Locate the lines that hold the string "matplotlib". Copy every such line.

··· INFORMATION PROVIDED

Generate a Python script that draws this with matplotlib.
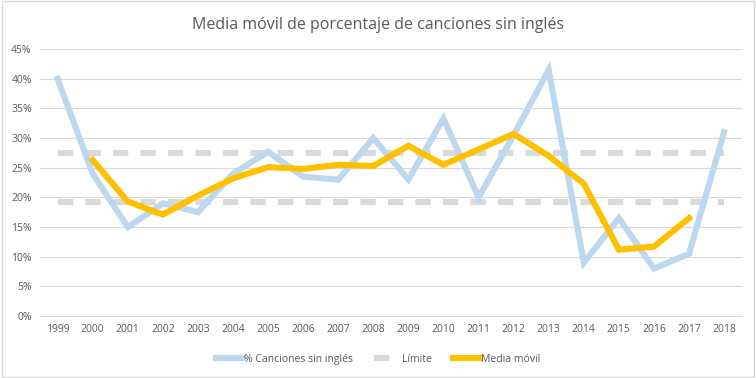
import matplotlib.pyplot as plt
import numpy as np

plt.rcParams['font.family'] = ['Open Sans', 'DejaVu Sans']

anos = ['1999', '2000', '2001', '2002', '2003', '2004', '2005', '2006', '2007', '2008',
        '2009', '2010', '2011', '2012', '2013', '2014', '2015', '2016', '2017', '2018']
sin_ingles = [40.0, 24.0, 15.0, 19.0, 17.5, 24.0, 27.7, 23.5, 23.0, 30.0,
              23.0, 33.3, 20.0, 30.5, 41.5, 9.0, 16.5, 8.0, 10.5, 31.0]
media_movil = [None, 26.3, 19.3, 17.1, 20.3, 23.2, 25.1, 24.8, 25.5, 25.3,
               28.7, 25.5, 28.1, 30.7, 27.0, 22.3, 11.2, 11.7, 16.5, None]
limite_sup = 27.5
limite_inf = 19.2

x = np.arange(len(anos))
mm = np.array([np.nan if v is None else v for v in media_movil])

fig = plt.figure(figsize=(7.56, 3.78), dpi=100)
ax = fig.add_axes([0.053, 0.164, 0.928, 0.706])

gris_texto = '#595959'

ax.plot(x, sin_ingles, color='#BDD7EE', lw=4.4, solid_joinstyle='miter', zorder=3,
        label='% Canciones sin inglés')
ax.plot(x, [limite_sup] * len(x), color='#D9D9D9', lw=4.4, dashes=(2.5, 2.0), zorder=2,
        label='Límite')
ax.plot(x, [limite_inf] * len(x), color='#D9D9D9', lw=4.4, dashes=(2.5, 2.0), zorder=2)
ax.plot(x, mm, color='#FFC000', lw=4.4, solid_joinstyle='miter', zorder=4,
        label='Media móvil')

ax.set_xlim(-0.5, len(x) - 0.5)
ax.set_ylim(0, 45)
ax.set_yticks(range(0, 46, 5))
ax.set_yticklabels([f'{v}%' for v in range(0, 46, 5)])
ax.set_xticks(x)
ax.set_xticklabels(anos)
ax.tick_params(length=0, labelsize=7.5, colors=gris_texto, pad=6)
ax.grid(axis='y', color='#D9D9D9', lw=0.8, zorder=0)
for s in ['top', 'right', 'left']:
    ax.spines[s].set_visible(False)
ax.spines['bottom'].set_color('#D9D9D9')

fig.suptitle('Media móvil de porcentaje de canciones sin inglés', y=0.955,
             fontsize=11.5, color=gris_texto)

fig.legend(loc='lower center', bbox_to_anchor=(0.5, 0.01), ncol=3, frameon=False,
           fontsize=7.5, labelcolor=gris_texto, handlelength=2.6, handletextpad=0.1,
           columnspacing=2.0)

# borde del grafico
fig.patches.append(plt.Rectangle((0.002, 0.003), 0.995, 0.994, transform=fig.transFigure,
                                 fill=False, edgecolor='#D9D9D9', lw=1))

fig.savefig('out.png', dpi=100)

······
··· INFORMATION PROVIDED

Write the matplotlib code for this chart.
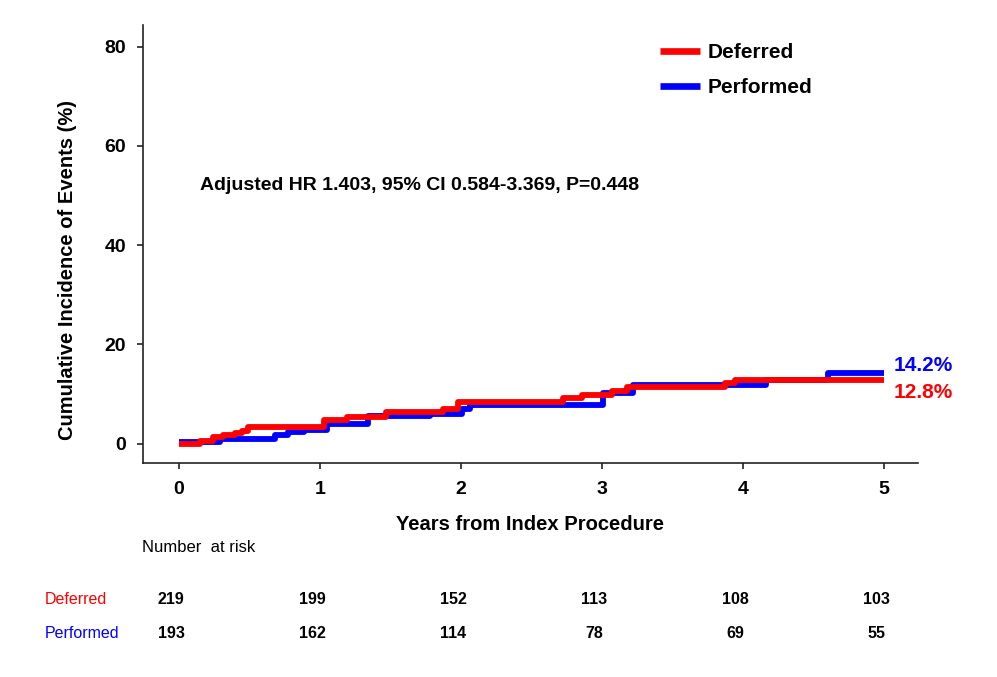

······

§ EXPECTED OUTPUT
Generate a Python script that draws this with matplotlib.
import matplotlib.pyplot as plt
Write the matplotlib code for this chart.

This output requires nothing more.